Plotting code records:
━━━━━━━━━━━━━━━━━━━━━━━━━━━━━━
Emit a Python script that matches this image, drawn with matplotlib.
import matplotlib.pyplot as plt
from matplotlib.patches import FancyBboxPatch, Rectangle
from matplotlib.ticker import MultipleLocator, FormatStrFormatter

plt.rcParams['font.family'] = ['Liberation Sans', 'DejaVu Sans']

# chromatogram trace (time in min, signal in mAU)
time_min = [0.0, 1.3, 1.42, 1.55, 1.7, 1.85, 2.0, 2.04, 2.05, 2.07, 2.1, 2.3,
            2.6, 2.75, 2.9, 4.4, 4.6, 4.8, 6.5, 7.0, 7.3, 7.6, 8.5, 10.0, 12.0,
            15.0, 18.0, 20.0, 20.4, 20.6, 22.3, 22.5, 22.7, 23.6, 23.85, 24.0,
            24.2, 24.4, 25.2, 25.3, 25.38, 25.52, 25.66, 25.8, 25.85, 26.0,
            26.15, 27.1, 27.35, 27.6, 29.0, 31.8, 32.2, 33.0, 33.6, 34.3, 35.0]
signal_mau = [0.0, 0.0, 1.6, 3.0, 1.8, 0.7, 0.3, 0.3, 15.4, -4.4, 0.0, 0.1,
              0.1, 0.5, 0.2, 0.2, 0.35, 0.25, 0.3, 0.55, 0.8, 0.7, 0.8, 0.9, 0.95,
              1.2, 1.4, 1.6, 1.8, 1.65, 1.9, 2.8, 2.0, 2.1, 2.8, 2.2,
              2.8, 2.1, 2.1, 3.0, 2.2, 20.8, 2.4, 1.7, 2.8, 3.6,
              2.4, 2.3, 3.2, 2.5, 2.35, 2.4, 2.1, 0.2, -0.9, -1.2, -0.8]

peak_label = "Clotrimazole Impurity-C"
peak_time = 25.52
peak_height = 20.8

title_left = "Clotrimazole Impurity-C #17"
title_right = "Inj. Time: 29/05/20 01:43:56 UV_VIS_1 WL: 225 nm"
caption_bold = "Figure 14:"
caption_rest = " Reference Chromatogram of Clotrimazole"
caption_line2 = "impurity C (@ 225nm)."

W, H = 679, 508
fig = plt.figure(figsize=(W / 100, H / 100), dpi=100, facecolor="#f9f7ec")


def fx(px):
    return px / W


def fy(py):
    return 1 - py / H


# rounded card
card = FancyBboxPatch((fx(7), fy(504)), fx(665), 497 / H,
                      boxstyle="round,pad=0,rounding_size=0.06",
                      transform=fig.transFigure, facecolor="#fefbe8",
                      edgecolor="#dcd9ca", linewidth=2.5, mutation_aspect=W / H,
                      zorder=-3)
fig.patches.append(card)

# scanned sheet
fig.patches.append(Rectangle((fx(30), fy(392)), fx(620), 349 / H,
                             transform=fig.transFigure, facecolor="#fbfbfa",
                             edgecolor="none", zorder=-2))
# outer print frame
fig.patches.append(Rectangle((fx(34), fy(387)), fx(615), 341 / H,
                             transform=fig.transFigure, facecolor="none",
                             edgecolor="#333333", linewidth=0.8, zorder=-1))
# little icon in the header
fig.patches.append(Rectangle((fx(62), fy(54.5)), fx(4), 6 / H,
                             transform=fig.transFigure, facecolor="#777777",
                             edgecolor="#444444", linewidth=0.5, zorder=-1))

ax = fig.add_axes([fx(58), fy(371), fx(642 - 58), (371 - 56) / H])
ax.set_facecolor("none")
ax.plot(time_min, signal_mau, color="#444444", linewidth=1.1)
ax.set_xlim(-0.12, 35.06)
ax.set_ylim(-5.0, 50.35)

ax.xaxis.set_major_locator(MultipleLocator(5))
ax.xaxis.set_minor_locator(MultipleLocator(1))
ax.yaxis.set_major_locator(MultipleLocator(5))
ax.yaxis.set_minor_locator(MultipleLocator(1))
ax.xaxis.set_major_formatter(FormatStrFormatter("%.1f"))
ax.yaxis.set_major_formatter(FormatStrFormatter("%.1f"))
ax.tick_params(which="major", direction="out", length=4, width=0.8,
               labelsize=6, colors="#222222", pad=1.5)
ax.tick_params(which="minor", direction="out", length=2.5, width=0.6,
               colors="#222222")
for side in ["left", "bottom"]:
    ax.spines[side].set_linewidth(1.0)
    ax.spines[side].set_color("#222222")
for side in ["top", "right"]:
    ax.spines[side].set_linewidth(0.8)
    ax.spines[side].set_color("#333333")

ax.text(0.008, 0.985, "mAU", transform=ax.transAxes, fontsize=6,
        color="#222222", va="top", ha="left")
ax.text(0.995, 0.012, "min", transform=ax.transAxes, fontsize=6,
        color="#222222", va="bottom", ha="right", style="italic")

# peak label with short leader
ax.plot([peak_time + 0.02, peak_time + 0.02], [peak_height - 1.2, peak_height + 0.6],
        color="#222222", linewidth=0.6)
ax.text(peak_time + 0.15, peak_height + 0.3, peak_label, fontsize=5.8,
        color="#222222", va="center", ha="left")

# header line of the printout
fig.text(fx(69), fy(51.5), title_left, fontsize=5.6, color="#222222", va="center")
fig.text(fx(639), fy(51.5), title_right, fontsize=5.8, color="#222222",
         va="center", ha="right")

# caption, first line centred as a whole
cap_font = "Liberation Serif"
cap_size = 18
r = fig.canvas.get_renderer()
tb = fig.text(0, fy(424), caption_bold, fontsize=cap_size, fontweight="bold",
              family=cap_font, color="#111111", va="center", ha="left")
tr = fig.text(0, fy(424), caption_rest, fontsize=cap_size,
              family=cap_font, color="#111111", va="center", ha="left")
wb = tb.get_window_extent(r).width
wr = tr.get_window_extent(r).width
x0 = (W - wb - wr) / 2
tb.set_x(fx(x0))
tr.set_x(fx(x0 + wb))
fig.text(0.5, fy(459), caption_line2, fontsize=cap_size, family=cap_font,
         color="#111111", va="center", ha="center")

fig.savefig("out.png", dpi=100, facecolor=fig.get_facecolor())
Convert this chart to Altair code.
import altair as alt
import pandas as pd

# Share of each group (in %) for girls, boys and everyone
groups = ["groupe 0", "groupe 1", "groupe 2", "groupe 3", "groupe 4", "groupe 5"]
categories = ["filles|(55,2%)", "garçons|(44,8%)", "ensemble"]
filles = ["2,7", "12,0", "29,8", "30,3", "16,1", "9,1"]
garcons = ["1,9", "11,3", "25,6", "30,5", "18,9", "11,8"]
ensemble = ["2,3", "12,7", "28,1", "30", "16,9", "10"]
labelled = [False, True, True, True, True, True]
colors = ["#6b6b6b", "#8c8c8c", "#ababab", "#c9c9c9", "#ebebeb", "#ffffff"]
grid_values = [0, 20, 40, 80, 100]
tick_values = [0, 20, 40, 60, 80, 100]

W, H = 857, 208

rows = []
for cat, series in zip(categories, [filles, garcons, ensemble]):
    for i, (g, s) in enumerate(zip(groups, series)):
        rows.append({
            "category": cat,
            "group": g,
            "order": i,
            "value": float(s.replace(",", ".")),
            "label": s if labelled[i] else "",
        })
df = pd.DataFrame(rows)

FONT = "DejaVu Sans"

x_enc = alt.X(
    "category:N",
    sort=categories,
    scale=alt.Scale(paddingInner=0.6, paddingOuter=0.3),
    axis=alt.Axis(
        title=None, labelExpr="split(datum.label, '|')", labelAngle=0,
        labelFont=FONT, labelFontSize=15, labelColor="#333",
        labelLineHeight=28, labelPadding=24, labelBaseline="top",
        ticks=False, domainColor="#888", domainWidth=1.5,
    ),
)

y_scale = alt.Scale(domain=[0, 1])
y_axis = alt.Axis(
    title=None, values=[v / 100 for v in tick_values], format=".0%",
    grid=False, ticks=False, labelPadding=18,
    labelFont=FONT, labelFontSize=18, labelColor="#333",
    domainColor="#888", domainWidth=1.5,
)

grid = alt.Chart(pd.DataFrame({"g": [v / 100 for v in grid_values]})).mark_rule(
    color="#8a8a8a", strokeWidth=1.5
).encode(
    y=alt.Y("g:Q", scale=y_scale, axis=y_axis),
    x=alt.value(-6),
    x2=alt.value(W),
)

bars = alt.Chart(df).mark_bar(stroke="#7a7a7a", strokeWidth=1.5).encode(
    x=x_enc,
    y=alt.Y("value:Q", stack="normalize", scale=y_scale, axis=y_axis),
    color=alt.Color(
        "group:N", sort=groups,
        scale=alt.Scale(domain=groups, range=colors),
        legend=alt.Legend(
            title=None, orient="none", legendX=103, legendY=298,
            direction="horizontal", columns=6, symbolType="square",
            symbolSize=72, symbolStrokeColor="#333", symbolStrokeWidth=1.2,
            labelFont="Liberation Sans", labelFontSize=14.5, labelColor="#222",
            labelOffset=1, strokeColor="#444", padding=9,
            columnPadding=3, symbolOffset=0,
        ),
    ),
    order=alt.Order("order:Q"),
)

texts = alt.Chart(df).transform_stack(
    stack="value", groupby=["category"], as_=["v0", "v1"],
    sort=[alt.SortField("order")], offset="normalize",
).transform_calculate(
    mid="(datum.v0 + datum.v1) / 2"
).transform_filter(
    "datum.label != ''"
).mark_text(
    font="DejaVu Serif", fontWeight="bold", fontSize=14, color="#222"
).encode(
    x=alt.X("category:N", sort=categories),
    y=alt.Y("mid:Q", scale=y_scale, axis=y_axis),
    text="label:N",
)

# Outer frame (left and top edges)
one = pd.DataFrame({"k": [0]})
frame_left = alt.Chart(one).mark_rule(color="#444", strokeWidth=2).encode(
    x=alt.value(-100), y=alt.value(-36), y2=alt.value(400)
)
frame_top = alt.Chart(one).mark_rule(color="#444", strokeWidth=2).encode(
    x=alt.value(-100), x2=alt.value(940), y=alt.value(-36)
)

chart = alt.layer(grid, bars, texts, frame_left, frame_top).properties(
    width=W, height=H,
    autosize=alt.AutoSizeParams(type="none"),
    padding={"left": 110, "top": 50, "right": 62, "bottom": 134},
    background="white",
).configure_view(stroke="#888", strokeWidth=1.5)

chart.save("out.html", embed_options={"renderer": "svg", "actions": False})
━━━━━━━━━━━━━━━━━━━━━━━━━━━━━━
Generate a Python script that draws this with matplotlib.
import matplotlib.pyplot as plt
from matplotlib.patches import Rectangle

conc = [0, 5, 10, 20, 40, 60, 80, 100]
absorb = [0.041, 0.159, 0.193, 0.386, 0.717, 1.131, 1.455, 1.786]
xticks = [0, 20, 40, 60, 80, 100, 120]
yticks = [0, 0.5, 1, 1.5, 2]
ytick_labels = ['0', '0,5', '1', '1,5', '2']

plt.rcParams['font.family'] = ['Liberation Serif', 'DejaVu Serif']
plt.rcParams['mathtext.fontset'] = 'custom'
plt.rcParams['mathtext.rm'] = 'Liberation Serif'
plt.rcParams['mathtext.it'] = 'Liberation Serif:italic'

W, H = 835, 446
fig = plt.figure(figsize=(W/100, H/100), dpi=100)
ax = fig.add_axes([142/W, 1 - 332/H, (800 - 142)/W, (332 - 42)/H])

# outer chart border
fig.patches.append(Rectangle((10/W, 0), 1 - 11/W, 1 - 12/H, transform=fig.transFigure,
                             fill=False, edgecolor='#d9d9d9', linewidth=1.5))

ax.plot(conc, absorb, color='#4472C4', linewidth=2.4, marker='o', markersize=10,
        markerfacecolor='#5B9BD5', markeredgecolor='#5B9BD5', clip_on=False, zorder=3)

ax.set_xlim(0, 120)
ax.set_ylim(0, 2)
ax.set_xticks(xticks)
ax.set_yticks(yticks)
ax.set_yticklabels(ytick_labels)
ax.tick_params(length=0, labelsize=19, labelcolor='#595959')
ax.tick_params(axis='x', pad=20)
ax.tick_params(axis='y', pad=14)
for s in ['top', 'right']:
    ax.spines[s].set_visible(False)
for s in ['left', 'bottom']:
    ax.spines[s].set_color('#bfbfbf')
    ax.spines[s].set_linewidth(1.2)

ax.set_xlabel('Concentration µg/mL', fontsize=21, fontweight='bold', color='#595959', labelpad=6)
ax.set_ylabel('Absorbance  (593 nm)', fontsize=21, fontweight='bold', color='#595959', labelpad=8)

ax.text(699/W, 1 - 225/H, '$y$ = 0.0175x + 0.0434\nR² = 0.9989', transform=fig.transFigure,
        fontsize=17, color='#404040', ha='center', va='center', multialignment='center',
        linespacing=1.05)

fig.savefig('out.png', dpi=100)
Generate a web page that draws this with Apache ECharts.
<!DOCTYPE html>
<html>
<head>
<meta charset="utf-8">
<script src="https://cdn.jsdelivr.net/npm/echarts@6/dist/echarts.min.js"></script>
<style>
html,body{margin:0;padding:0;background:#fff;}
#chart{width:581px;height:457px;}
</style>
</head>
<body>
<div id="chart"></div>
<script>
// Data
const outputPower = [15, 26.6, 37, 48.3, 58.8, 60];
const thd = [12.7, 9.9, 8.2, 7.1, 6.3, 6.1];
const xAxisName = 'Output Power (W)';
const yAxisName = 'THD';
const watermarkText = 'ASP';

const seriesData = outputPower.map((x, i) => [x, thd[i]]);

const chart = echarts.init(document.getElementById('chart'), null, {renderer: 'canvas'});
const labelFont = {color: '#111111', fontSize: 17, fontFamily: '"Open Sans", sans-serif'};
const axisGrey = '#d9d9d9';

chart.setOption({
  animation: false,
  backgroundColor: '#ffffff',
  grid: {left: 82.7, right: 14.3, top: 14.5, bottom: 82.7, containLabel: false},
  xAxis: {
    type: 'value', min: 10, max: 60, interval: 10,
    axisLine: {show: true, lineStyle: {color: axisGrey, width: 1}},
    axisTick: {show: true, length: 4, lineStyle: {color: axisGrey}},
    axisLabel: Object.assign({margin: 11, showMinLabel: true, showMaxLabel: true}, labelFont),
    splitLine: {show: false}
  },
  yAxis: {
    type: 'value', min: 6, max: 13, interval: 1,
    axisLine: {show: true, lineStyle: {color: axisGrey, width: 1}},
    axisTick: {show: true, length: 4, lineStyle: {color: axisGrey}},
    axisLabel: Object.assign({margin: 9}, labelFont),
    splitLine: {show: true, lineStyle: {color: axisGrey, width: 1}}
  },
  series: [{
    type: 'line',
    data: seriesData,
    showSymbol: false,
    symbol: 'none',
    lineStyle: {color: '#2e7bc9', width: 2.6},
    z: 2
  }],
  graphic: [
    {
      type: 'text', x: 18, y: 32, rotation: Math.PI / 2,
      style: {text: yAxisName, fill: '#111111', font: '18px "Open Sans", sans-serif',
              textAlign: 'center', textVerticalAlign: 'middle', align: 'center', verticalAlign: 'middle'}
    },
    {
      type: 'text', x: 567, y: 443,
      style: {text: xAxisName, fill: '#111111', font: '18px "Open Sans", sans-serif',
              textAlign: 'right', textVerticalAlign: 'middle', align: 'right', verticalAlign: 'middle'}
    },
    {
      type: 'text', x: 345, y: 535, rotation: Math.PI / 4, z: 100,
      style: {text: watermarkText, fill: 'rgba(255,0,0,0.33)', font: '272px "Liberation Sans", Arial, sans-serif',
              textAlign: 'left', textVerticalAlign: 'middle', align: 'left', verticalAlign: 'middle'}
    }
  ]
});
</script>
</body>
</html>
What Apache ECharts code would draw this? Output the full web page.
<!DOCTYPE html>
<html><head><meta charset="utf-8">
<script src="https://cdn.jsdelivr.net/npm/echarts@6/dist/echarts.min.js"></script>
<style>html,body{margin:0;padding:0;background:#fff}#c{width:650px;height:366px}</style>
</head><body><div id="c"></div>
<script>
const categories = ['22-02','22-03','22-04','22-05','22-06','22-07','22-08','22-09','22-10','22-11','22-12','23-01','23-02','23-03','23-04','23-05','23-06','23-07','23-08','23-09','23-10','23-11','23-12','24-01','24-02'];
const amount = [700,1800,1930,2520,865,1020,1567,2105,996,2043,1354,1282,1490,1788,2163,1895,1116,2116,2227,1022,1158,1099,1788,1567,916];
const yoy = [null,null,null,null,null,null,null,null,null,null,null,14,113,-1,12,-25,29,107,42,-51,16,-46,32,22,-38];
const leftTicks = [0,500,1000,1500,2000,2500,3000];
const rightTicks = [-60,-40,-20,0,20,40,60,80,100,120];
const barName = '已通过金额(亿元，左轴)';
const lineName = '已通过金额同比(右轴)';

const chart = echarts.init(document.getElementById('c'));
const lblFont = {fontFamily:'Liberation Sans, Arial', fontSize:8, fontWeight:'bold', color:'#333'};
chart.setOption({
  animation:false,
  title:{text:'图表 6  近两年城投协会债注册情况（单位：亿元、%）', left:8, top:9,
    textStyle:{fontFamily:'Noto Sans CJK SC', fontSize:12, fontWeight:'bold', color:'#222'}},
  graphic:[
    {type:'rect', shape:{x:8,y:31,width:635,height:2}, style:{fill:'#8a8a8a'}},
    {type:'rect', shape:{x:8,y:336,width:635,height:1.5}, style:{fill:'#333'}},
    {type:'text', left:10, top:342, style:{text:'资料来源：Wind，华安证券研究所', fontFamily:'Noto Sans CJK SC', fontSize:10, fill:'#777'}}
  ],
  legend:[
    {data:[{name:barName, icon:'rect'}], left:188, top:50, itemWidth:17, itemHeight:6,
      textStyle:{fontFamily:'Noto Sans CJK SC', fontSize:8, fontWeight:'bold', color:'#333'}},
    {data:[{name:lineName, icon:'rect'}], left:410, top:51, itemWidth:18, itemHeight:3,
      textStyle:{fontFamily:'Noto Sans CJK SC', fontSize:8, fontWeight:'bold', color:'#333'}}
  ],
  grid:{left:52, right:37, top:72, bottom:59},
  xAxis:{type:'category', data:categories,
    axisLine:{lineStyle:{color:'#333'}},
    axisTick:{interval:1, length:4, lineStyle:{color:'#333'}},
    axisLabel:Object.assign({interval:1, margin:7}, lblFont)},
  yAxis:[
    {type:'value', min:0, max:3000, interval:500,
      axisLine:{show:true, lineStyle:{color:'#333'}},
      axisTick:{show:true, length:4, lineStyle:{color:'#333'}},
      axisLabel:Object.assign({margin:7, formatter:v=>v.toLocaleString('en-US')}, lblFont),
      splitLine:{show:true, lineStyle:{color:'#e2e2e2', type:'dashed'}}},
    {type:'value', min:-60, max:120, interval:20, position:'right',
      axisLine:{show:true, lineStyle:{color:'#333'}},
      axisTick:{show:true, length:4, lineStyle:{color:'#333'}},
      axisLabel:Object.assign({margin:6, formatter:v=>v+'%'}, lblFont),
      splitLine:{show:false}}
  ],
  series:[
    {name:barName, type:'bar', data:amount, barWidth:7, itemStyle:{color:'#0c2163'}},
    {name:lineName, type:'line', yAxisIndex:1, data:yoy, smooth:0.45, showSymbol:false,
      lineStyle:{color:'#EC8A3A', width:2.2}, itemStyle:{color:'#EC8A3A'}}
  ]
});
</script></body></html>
━━━━━━━━━━━━━━━━━━━━━━━━━━━━━━
Above are the records. Copy the lines beginning at the one that has "Emit a Python" and ending with the one that has "2.4, 2.3, 3.2, 2.5, 2.35, 2.4, 2.1, 0.2, -0.9, -1.2, -0.8]", unchanged.

Emit a Python script that matches this image, drawn with matplotlib.
import matplotlib.pyplot as plt
from matplotlib.patches import FancyBboxPatch, Rectangle
from matplotlib.ticker import MultipleLocator, FormatStrFormatter

plt.rcParams['font.family'] = ['Liberation Sans', 'DejaVu Sans']

# chromatogram trace (time in min, signal in mAU)
time_min = [0.0, 1.3, 1.42, 1.55, 1.7, 1.85, 2.0, 2.04, 2.05, 2.07, 2.1, 2.3,
            2.6, 2.75, 2.9, 4.4, 4.6, 4.8, 6.5, 7.0, 7.3, 7.6, 8.5, 10.0, 12.0,
            15.0, 18.0, 20.0, 20.4, 20.6, 22.3, 22.5, 22.7, 23.6, 23.85, 24.0,
            24.2, 24.4, 25.2, 25.3, 25.38, 25.52, 25.66, 25.8, 25.85, 26.0,
            26.15, 27.1, 27.35, 27.6, 29.0, 31.8, 32.2, 33.0, 33.6, 34.3, 35.0]
signal_mau = [0.0, 0.0, 1.6, 3.0, 1.8, 0.7, 0.3, 0.3, 15.4, -4.4, 0.0, 0.1,
              0.1, 0.5, 0.2, 0.2, 0.35, 0.25, 0.3, 0.55, 0.8, 0.7, 0.8, 0.9, 0.95,
              1.2, 1.4, 1.6, 1.8, 1.65, 1.9, 2.8, 2.0, 2.1, 2.8, 2.2,
              2.8, 2.1, 2.1, 3.0, 2.2, 20.8, 2.4, 1.7, 2.8, 3.6,
              2.4, 2.3, 3.2, 2.5, 2.35, 2.4, 2.1, 0.2, -0.9, -1.2, -0.8]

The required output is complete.